Budko trains six days a week, often skating for three-and-a-half hours each morning — and sometimes in the afternoons as well.

That schedule doesn't leave a lot of time for studies at Jackson School Elementary. To give her time to do both, Budko now takes her schoolwork through Oregon Connections Academy, the state's largest online charter school, run through the Santiam Canyon School District in Mill City.

By taking her classes online, Budko is able to spend more time on the ice, she said.

"I'd have to wake up early, and I still wouldn't have enough time to skate and make it back in time for school to start," she said. "I want to focus on my skating, but I also want to keep my grades good."

Inthalaksa said it's common for serious skaters at Budko's age to turn to online schooling instead of traditional classroom settings.

"It's becoming much more normal," she said. "If you want to be really good at anything, you have to put in the time. Some school systems are adapting more to meet athletes' needs, but her participating in these programs has been a huge benefit to her training."

Budko was one of the youngest skaters in her division in the national championships, going against athletes much older than her.

Budko isn't content with her fourth-place finish. Dreams of winning Olympic gold have been running through Budko's mind for years.

She said she'd like to one day skate in the Olympics, and hopes to try out for the 2022 Olympic Games in Beijing, China.

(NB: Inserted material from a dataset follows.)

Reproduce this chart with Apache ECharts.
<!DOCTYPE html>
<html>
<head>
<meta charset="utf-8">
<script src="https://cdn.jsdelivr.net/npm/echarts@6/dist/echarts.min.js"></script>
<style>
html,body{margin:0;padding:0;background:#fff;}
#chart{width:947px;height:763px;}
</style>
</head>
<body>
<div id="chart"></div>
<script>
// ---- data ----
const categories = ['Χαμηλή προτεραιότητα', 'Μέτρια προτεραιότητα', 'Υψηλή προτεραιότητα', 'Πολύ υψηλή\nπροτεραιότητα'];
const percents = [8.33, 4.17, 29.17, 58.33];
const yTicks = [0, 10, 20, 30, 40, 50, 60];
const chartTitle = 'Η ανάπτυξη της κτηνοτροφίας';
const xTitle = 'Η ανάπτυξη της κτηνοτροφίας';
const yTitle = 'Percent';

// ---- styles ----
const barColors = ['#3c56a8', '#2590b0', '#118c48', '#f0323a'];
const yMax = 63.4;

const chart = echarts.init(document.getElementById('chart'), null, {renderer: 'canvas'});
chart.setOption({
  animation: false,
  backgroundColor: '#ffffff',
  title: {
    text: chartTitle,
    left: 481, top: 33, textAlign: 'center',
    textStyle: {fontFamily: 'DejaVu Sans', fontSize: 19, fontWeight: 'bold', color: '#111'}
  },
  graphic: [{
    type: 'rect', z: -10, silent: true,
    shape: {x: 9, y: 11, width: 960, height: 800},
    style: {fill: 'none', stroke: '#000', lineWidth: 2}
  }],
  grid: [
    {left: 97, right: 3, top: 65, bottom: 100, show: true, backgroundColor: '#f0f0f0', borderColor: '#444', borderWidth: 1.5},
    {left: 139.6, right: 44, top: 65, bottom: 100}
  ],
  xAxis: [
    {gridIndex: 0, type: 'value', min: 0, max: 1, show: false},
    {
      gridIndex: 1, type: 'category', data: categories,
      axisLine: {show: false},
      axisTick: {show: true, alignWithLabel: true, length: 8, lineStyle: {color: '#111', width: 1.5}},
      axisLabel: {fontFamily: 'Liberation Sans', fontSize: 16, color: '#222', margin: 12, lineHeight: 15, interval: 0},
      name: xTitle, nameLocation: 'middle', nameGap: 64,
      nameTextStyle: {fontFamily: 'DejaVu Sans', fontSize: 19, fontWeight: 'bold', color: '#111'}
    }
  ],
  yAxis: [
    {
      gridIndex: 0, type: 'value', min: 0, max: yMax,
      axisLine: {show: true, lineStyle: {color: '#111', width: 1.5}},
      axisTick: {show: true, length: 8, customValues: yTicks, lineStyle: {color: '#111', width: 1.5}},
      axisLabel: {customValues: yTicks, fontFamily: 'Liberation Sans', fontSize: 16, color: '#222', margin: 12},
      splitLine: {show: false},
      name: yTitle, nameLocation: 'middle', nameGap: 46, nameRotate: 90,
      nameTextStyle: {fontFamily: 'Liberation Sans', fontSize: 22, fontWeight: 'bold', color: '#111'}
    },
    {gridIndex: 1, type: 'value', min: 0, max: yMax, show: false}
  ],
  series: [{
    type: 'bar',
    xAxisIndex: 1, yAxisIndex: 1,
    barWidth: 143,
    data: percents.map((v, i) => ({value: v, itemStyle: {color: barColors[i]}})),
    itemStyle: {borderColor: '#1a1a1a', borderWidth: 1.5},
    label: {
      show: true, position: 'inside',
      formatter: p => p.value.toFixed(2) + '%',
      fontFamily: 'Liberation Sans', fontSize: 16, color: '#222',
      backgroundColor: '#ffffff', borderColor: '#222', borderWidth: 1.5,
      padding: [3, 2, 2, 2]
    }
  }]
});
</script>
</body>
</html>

"I want to keep training well," she said. "I want to stay focused and keep believing in myself that I can do it. I want to do a triple axel."

Inthalaska said that move — a signature move requiring skaters to jump in the air and spin a full three times before landing back on the slippery ice — is something her young protégée will be attempting soon.

"She is an anomaly ... she's very special young girl," Inthalaksa said. "Physically, she's strong, and [with] her mental strength, she's very capable of reaching the Olympics. I think she's even capable of tackling a quadruple jump."

For now, Budko said she'll be watching the 2018 Winter Olympic Games — which begin Feb. 9 in Pyeongchang, South Korea — from Hillsboro, but said she's not rooting for any particular skaters.

"I don't have any favorite skaters," she said. "I like skaters that have a good attitude. Those are the people I look up to. I want to have that attitude so I can do well in skating, too."